[START]

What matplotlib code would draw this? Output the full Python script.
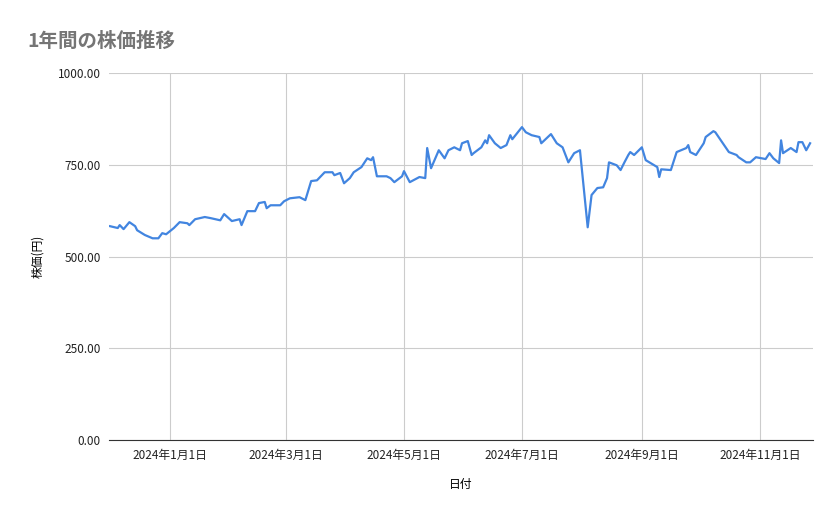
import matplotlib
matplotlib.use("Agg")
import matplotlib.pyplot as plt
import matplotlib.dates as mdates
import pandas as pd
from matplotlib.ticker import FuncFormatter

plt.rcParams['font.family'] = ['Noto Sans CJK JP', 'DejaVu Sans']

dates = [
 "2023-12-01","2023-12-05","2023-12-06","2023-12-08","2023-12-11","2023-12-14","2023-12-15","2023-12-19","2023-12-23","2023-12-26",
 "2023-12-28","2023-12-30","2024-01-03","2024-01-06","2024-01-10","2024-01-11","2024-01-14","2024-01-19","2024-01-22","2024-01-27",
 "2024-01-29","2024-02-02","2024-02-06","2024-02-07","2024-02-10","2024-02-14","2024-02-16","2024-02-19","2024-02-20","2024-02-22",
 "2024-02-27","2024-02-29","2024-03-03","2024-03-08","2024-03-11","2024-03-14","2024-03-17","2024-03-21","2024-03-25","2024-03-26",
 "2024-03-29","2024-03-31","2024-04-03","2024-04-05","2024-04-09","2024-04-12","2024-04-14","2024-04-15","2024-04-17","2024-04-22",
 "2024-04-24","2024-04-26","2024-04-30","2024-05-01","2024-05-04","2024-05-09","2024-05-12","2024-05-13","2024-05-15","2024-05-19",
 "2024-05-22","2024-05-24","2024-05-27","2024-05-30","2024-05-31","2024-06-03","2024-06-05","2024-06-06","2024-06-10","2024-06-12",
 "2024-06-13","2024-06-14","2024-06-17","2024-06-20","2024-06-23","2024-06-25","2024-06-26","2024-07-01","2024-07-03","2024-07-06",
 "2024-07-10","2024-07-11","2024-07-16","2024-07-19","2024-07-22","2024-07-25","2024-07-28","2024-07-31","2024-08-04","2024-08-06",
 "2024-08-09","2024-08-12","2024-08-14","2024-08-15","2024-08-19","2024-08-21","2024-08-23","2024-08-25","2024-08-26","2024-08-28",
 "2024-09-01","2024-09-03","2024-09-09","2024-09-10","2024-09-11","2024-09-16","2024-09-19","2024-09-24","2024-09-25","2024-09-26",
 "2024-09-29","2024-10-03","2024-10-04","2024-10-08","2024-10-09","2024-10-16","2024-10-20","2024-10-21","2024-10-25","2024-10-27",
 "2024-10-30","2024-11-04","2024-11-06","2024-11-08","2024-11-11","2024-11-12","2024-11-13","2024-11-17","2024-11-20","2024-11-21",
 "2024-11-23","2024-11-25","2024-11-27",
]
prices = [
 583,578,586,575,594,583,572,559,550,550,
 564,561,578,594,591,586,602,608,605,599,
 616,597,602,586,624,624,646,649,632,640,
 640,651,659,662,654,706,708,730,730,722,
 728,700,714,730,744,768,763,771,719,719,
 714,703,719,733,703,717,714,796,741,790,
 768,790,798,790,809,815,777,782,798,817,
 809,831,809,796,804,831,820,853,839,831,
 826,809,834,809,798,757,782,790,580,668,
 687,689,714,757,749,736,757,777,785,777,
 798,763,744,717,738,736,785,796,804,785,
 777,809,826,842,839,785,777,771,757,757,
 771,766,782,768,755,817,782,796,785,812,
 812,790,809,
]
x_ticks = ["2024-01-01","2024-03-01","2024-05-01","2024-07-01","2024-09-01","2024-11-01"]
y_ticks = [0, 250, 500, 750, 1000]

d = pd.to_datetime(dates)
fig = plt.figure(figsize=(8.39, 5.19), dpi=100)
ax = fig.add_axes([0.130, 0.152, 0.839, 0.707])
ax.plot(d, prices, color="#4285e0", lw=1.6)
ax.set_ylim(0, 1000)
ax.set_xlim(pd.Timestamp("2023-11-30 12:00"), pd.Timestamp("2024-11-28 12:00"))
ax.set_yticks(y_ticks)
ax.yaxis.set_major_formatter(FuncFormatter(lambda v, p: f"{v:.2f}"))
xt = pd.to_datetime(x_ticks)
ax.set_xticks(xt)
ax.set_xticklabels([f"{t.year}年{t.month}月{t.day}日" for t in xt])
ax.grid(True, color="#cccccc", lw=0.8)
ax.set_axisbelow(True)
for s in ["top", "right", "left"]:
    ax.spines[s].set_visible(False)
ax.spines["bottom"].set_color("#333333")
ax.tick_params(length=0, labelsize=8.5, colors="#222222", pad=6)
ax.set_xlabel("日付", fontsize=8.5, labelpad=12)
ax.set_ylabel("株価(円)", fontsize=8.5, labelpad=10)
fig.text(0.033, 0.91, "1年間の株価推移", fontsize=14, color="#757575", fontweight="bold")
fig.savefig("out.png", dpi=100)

[END]

▸ **Required task**
Restate, line by line and word for word, everything from the top of the material through the line that contains "plt.rcParams['font.family'] = ['Noto". Leave pictures out.

▸ **Response**
What matplotlib code would draw this? Output the full Python script.
import matplotlib
matplotlib.use("Agg")
import matplotlib.pyplot as plt
import matplotlib.dates as mdates
import pandas as pd
from matplotlib.ticker import FuncFormatter

plt.rcParams['font.family'] = ['Noto Sans CJK JP', 'DejaVu Sans']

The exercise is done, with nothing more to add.